En effet, aux termes des dispositions de l’article 112 du décret n° 2012-1246 du 7 novembre 2012 relatif à la gestion budgétaire et comptable publique : « Les titres de perception émis en application de l'article L. 252 A du livre des procédures fiscales peuvent faire l'objet de la part des redevables : 1° Soit d'une contestation portant sur l'existence de la créance, son montant ou son exigibilité ; 2° Soit d'une contestation portant sur la régularité du titre de perception. Les contestations du titre de perception ont pour effet de suspendre le recouvrement de la créance » (confirmé expressément par CAA de Paris, 12 novembre 2020, N° 19PA03745).

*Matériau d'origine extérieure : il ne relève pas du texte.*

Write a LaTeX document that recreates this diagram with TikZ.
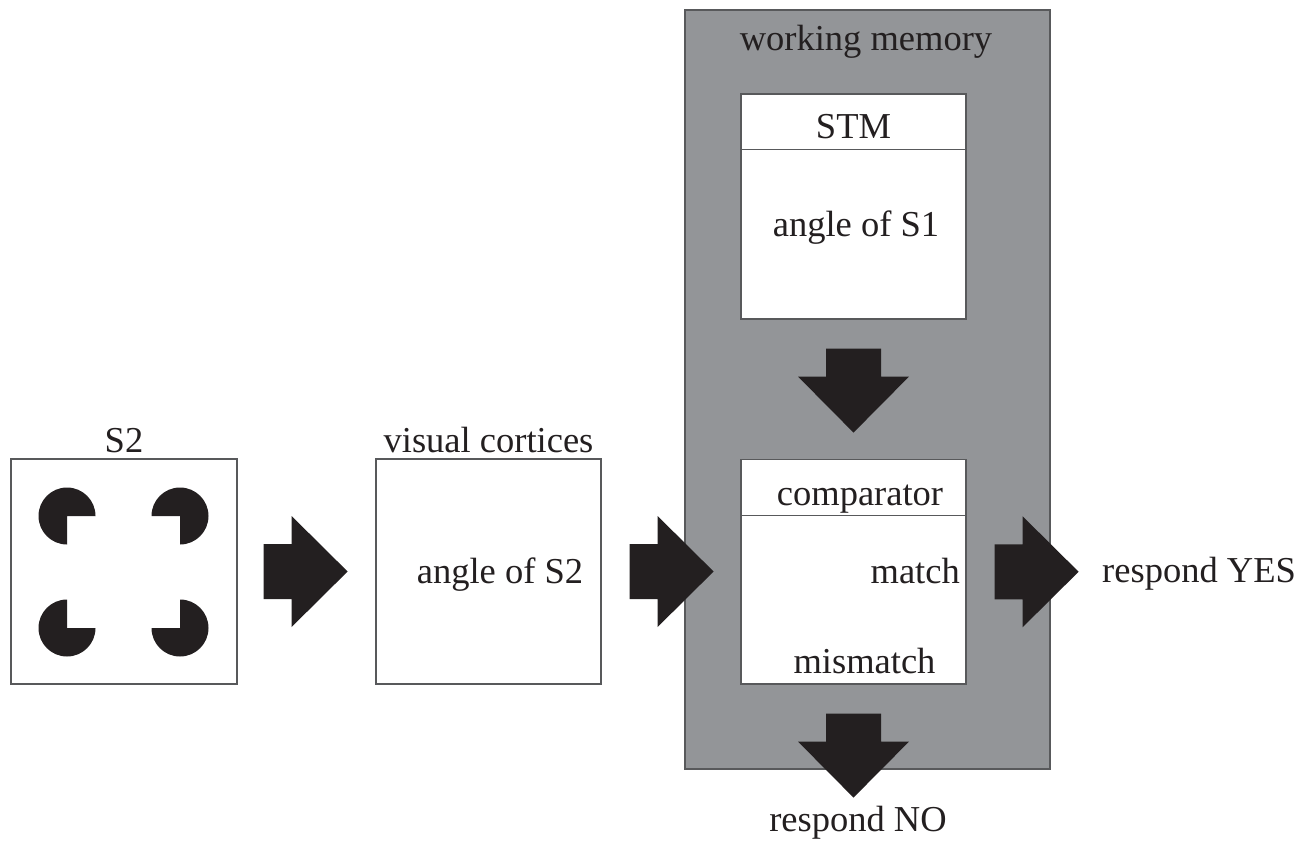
\documentclass[tikz,border=0pt]{standalone}
\usepackage{fontspec}
\setmainfont{Liberation Serif}
\usetikzlibrary{calc}
\definecolor{inkblack}{RGB}{35,31,32}
\definecolor{wmgray}{RGB}{147,149,152}
\definecolor{edgegray}{RGB}{88,89,91}
\begin{document}
\begin{tikzpicture}[x=1pt,y=-1pt,
  every node/.style={font=\fontsize{36.5}{40}\selectfont, text=inkblack},
  box/.style={draw=edgegray, line width=1.2pt, fill=white, inner sep=0pt,
              minimum width=225pt, minimum height=225pt},
  divider/.style={draw=edgegray, line width=1.2pt},
  lbl/.style={anchor=base, inner sep=0pt},
  blockarrow/.pic={\fill[inkblack] (0,-27.5) -- (28,-27.5) -- (28,-55.5)
      -- (84,0) -- (28,55.5) -- (28,27.5) -- (0,27.5) -- cycle;}
]
\useasboundingbox (0,0) rectangle (1314,846);

% working memory container
\node[draw=edgegray, fill=wmgray, line width=1.2pt, inner sep=0pt,
      minimum width=365pt, minimum height=759pt] (wm) at (867.5,389.5) {};
\node[lbl] (wmlbl) at (866,50) {working memory};

% stimulus S2 (Kanizsa square)
\node[lbl] (s2lbl) at (124,452) {S2};
\node[box, minimum width=226pt] (s2box) at (124,571.5) {};
\def\pr{28.5}
\fill[inkblack] (67,516) -- ++(90:\pr) arc[start angle=90, end angle=360, radius=\pr] -- cycle;
\fill[inkblack] (180,516) -- ++(180:\pr) arc[start angle=180, end angle=450, radius=\pr] -- cycle;
\fill[inkblack] (67,628) -- ++(0:\pr) arc[start angle=0, end angle=270, radius=\pr] -- cycle;
\fill[inkblack] (180,628) -- ++(270:\pr) arc[start angle=270, end angle=540, radius=\pr] -- cycle;

% visual cortices
\node[lbl] (vclbl) at (488.5,452) {visual cortices};
\node[box] (vcbox) at (488.5,571.5) {};
\node[lbl] (s2angle) at (500,583) {angle of S2};

% short-term memory
\node[box] (stm) at (853.5,206.5) {};
\draw[divider] ($(stm.north west)+(0,56)$) -- ($(stm.north east)+(0,56)$);
\node[lbl] (stmlbl) at (853.5,138) {STM};
\node[lbl] (s1angle) at (856,236) {angle of S1};

% comparator
\node[box, minimum height=224.5pt] (cmp) at (853.5,571.75) {};
\draw[divider] ($(cmp.north west)+(0,56.5)$) -- ($(cmp.north east)+(0,56.5)$);
\node[lbl] (cmplbl) at (860,505) {comparator};
\node[lbl, anchor=base east] (matchlbl) at (960,583) {match};
\node[lbl] (mismatchlbl) at (864.5,673) {mismatch};

% responses
\node[lbl, anchor=base west] (yeslbl) at (1102,582) {respond YES};
\node[lbl] (nolbl) at (858,831) {respond NO};

% block arrows between stages
\pic at ($(s2box.east)+(26,0)$) {blockarrow};
\pic at ($(vcbox.east)+(28,0)$) {blockarrow};
\pic at ($(cmp.east)+(28,0)$) {blockarrow};
\pic[rotate=-90] at ($(stm.south)+(0,29)$) {blockarrow};
\pic[rotate=-90] at ($(cmp.south)+(0,29)$) {blockarrow};
\end{tikzpicture}
\end{document}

C’est d’ailleurs la raison pour laquelle un référé-suspension à l’encontre de la décision de l’OFII ou des titres a toutes les chances du monde d’être rejeté, ainsi que l’a jugé le Tribunal administratif de Mayotte : « Mme B fait valoir que le paiement de la créance qui lui a été réclamé par le titre de perception du 17 novembre 2020 risque de compromettre sa situation financière et n'est en tout état de cause pas justifié, compte tenu de la décision de relaxe dont elle a bénéficié. Toutefois, l'intéressée a, préalablement à la saisine du juge des référés, par la requête susvisée et enregistrée sous le n° 2204920, demandé à ce tribunal l'annulation du titre de perception en litige ainsi que des mesures de recouvrement forcé subséquentes. Dès lors que la contestation du titre devant le juge a, par elle-même, pour effet de suspendre le recouvrement forcé de la créance en application des dispositions précitées du décret du 7 novembre 2012, la condition de l'urgence n'est pas remplie » (TA Mayotte, 12 octobre 2022, n°2204921).

  • Deuxièmement : « le recouvrement effectif de ces sanctions est limité par la situation des entreprises redevables. Les sociétés concernées se trouvent fréquemment en redressement ou liquidation judiciaire et d'une manière générale, un grand nombre de ces débiteurs sont insolvables ».